▸ **DESCRIPTION OF THE TASK**
Check each line of the material. Copy those containing "this".

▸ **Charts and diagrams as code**
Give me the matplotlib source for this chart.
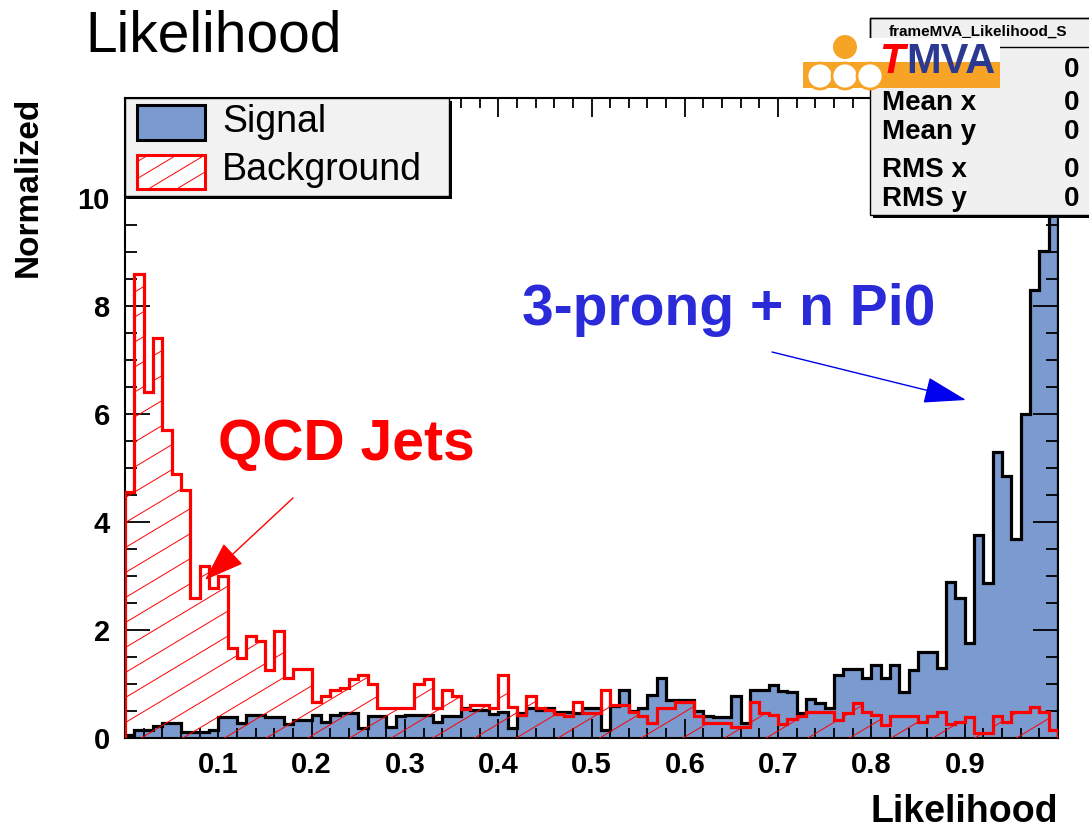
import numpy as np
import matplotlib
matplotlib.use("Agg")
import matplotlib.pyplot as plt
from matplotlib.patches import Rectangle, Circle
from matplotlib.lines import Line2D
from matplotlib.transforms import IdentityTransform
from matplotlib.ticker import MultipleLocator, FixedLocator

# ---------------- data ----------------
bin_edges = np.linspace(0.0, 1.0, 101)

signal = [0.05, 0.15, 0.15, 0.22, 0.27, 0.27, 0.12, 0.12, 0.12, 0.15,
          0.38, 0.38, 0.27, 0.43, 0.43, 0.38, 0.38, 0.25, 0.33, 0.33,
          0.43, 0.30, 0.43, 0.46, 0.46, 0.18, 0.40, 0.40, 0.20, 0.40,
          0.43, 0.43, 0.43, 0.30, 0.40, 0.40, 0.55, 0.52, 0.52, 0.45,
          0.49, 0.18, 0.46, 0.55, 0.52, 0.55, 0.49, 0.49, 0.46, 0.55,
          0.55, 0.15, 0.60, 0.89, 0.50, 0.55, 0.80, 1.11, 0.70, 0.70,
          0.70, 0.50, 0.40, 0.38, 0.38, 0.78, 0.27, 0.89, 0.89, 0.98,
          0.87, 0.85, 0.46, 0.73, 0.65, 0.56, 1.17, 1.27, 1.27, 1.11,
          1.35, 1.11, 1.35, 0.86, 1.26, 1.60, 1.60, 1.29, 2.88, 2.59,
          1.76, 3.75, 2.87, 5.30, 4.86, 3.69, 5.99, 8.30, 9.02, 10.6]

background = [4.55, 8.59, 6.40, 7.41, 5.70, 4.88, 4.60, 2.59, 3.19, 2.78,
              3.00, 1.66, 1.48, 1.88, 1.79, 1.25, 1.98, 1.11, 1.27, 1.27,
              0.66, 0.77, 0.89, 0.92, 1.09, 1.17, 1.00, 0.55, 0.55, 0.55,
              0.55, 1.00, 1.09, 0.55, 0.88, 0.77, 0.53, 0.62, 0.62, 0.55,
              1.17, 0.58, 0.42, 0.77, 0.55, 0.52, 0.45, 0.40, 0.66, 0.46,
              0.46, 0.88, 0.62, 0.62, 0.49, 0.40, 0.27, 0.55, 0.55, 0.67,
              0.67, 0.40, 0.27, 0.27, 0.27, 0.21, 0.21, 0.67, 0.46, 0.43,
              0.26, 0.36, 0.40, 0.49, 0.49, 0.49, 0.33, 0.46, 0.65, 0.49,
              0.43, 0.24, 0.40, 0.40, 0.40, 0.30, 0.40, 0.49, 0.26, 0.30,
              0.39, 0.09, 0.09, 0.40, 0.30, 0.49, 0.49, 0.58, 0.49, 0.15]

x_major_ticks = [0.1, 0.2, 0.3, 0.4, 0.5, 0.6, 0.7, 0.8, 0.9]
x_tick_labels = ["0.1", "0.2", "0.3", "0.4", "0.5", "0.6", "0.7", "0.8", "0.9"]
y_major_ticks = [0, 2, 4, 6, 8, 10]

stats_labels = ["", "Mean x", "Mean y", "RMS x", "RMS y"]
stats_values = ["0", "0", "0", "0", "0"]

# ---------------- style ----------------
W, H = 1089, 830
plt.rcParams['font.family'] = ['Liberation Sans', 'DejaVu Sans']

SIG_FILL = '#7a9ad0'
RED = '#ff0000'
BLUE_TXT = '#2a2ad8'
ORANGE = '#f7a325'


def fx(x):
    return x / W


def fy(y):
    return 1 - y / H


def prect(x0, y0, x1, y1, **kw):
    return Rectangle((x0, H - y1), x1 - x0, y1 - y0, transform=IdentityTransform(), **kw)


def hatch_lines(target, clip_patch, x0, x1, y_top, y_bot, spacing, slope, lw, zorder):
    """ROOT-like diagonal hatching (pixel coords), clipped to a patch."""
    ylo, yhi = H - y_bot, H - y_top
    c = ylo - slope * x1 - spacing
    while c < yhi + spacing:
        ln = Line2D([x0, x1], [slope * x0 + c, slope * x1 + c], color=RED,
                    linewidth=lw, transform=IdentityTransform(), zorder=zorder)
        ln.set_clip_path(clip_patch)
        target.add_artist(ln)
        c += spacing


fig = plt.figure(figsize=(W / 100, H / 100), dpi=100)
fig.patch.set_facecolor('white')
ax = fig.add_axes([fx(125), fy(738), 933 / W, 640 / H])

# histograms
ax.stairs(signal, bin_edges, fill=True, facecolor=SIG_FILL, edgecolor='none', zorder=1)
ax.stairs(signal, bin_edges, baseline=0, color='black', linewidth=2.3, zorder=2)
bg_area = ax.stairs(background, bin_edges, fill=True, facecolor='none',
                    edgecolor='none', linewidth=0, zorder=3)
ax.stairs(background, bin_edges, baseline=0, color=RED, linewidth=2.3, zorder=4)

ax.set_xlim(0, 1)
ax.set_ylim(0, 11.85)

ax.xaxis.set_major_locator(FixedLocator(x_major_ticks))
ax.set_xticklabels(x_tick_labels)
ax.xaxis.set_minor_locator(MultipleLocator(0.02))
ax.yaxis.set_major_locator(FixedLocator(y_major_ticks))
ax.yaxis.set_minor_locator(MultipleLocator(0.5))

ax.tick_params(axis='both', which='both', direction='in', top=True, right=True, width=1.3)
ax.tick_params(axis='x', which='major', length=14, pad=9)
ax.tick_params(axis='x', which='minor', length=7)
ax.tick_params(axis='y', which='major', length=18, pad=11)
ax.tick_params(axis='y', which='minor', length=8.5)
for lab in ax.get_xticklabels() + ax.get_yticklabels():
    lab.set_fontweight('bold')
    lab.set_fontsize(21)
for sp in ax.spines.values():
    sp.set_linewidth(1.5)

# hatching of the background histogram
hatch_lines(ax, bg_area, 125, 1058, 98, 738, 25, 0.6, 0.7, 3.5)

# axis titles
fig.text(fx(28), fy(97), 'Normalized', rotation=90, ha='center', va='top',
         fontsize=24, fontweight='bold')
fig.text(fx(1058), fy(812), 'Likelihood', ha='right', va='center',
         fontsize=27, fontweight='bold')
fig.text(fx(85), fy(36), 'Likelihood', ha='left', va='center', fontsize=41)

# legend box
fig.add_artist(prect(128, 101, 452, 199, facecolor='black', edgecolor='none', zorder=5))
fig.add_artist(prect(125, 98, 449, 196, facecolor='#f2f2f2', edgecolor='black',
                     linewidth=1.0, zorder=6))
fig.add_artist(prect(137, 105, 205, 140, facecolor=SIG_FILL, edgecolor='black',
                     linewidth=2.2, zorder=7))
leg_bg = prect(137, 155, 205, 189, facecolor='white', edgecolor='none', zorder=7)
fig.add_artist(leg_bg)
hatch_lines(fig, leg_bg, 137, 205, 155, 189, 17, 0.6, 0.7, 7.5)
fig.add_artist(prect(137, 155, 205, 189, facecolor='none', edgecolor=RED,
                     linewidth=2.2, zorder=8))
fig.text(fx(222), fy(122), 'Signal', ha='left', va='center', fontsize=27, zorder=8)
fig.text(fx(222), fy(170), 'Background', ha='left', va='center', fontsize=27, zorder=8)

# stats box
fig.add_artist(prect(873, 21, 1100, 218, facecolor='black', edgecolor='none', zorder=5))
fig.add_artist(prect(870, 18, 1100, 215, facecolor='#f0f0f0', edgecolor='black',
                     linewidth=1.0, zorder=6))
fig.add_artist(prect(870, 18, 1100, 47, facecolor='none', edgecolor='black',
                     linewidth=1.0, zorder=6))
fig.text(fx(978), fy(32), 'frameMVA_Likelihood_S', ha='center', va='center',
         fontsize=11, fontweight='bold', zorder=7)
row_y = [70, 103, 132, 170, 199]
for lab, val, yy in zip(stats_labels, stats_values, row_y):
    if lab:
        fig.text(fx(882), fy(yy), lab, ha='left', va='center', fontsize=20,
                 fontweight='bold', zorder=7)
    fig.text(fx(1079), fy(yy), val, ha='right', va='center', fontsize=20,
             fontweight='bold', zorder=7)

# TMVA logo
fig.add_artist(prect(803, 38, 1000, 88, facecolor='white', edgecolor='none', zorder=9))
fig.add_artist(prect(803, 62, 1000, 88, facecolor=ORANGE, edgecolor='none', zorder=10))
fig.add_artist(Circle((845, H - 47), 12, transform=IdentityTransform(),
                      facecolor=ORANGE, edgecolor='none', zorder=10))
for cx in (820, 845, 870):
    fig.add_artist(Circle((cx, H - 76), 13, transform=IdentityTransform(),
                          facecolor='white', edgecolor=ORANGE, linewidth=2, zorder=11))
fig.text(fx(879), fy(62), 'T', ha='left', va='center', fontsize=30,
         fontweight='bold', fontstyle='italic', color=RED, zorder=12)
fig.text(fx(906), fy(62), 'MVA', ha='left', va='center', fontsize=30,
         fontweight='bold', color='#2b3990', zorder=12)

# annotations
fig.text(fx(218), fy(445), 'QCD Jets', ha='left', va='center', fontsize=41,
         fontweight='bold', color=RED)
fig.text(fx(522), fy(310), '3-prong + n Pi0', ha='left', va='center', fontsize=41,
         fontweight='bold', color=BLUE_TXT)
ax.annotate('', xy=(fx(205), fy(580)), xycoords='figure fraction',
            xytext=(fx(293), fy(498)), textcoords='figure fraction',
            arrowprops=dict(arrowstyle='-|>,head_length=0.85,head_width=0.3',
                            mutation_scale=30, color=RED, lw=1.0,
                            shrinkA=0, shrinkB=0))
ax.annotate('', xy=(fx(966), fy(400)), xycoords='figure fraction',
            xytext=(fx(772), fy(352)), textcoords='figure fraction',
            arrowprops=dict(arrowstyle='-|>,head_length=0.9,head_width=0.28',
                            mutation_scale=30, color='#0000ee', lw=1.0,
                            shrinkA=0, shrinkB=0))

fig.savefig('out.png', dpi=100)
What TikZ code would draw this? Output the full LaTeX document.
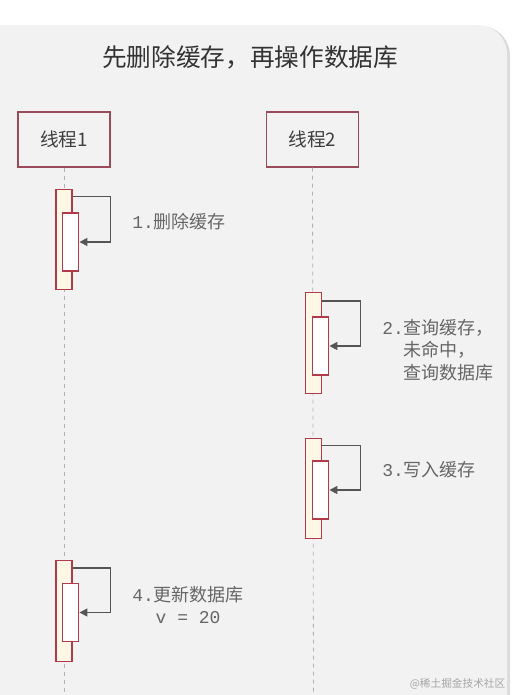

▸ **FINAL RESULT**
Give me the matplotlib source for this chart.
What TikZ code would draw this? Output the full LaTeX document.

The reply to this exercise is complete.